§ Task goal: Reproduce exactly, with no pictures, each line from the opening of the material down through the line containing "const textColor = '#363636'".

§ Data extract:
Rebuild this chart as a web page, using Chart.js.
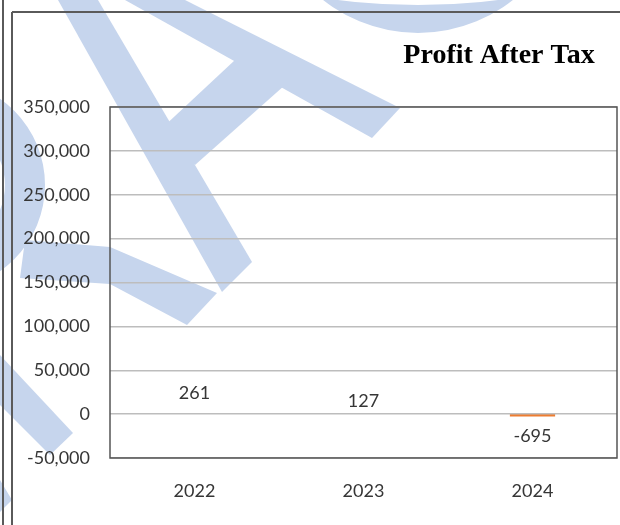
<!DOCTYPE html>
<html>
<head>
<meta charset="utf-8">
<title>Profit After Tax</title>
<script src="https://cdn.jsdelivr.net/npm/chart.js@4.4.1/dist/chart.umd.min.js"></script>
<style>
  html, body { margin: 0; padding: 0; background: #fff; }
  #wrap { width: 620px; height: 525px; position: relative; }
</style>
</head>
<body>
<div id="wrap"><canvas id="Chart"></canvas></div>
<script>
/* chart data */
const years = ['2022', '2023', '2024']
const profitAfterTax = [261, 127, -695]
const yTicks = [-50000, 0, 50000, 100000, 150000, 200000, 250000, 300000, 350000]
const chartTitle = 'Profit After Tax'
const barColors = ['#4472c4', '#4472c4', '#ed7d31']

const textFamily = 'Lato, "Liberation Sans", sans-serif'
const textColor = '#363636'

/* light blue watermark that sits behind the scan */
const watermark = {
	id: 'watermark',
	beforeDraw(chart) {
		const ctx = chart.ctx
		ctx.save()
		ctx.fillStyle = '#ffffff'
		ctx.fillRect(0, 0, chart.width, chart.height)
		ctx.fillStyle = 'rgb(198, 213, 237)'
		const poly = (pts) => {
			ctx.beginPath()
			pts.forEach(([x, y], i) => (i ? ctx.lineTo(x, y) : ctx.moveTo(x, y)))
			ctx.closePath()
			ctx.fill()
		}
		const ring = (cx, cy, r1, cx2, cy2, r2) => {
			ctx.beginPath()
			ctx.arc(cx, cy, r1, 0, Math.PI * 2)
			ctx.moveTo(cx2 + r2, cy2)
			ctx.arc(cx2, cy2, r2, 0, Math.PI * 2)
			ctx.fill('evenodd')
		}
		poly([[58, 0], [98, 0], [252, 262], [222, 292]])
		poly([[125, 0], [185, 0], [400, 108], [372, 138]])
		poly([[160, 130], [235, 60], [285, 85], [195, 165]])
		ring(418, -120, 153, 418, -637, 642)
		ring(-60, 185, 105, -60, 185, 65)
		poly([[25, 240], [110, 247], [217, 293], [187, 325], [110, 284], [20, 278]])
		poly([[0, 355], [73, 433], [50, 455], [0, 405]])
		poly([[0, 480], [12, 500], [0, 512]])
		ctx.restore()
	}
}

/* page frame, plot box and title */
const frame = {
	id: 'frame',
	afterDraw(chart) {
		const ctx = chart.ctx
		const { left, top, right, bottom } = chart.chartArea
		ctx.save()
		ctx.strokeStyle = '#5a5a5a'
		ctx.lineWidth = 2
		ctx.beginPath()
		ctx.moveTo(3, 0)
		ctx.lineTo(3, chart.height)
		ctx.moveTo(12, 12)
		ctx.lineTo(12, chart.height)
		ctx.moveTo(12, 12)
		ctx.lineTo(chart.width, 12)
		ctx.stroke()
		ctx.strokeStyle = '#555555'
		ctx.lineWidth = 1.5
		ctx.strokeRect(left, top, right - left, bottom - top)

		ctx.fillStyle = '#000000'
		ctx.font = 'bold 28px "Liberation Serif", "Times New Roman", serif'
		ctx.textAlign = 'center'
		ctx.textBaseline = 'alphabetic'
		ctx.fillText(chartTitle, 499, 63)
		ctx.restore()
	}
}

/* value labels next to each bar */
const labelLift = [21, 13, 21]
const valueLabels = {
	id: 'valueLabels',
	afterDraw(chart) {
		const ctx = chart.ctx
		const meta = chart.getDatasetMeta(0)
		const yScale = chart.scales.y
		ctx.save()
		ctx.font = `18px ${textFamily}`
		ctx.fillStyle = textColor
		ctx.textAlign = 'center'
		ctx.textBaseline = 'middle'
		profitAfterTax.forEach((v, i) => {
			const x = meta.data[i].x
			const y = yScale.getPixelForValue(v) + (v < 0 ? labelLift[i] : -labelLift[i])
			ctx.fillText(v.toLocaleString('en-US'), x, y)
		})
		ctx.restore()
	}
}

new Chart('Chart', {
	type: 'bar',
	data: {
		labels: years,
		datasets: [
			{
				label: chartTitle,
				data: profitAfterTax,
				backgroundColor: barColors,
				barPercentage: 0.25,
				categoryPercentage: 1,
				inflateAmount: (c) => (c.raw < 0 ? 1.5 : 0)
			}
		]
	},
	options: {
		responsive: true,
		maintainAspectRatio: false,
		animation: false,
		layout: { padding: { top: 107, right: 3, left: 0, bottom: 0 } },
		plugins: {
			legend: { display: false },
			title: { display: false },
			tooltip: { enabled: false }
		},
		scales: {
			x: {
				grid: { display: false, drawTicks: false },
				border: { display: false },
				ticks: {
					color: textColor,
					font: { family: textFamily, size: 18 },
					padding: 22
				},
				afterFit: (s) => { s.height = 67 }
			},
			y: {
				min: yTicks[0],
				max: yTicks[yTicks.length - 1],
				afterBuildTicks: (s) => { s.ticks = yTicks.map((v) => ({ value: v })) },
				grid: { color: '#bdbdbd', lineWidth: 1.5, drawTicks: false, z: 1 },
				border: { display: false },
				ticks: {
					color: textColor,
					font: { family: textFamily, size: 18 },
					padding: 20,
					callback: (v) => v.toLocaleString('en-US')
				},
				afterFit: (s) => { s.width = 110 }
			}
		}
	},
	plugins: [watermark, frame, valueLabels]
})
</script>
</body>
</html>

§ Task answer:
Rebuild this chart as a web page, using Chart.js.
<!DOCTYPE html>
<html>
<head>
<meta charset="utf-8">
<title>Profit After Tax</title>
<script src="https://cdn.jsdelivr.net/npm/chart.js@4.4.1/dist/chart.umd.min.js"></script>
<style>
  html, body { margin: 0; padding: 0; background: #fff; }
  #wrap { width: 620px; height: 525px; position: relative; }
</style>
</head>
<body>
<div id="wrap"><canvas id="Chart"></canvas></div>
<script>
/* chart data */
const years = ['2022', '2023', '2024']
const profitAfterTax = [261, 127, -695]
const yTicks = [-50000, 0, 50000, 100000, 150000, 200000, 250000, 300000, 350000]
const chartTitle = 'Profit After Tax'
const barColors = ['#4472c4', '#4472c4', '#ed7d31']

const textFamily = 'Lato, "Liberation Sans", sans-serif'
const textColor = '#363636'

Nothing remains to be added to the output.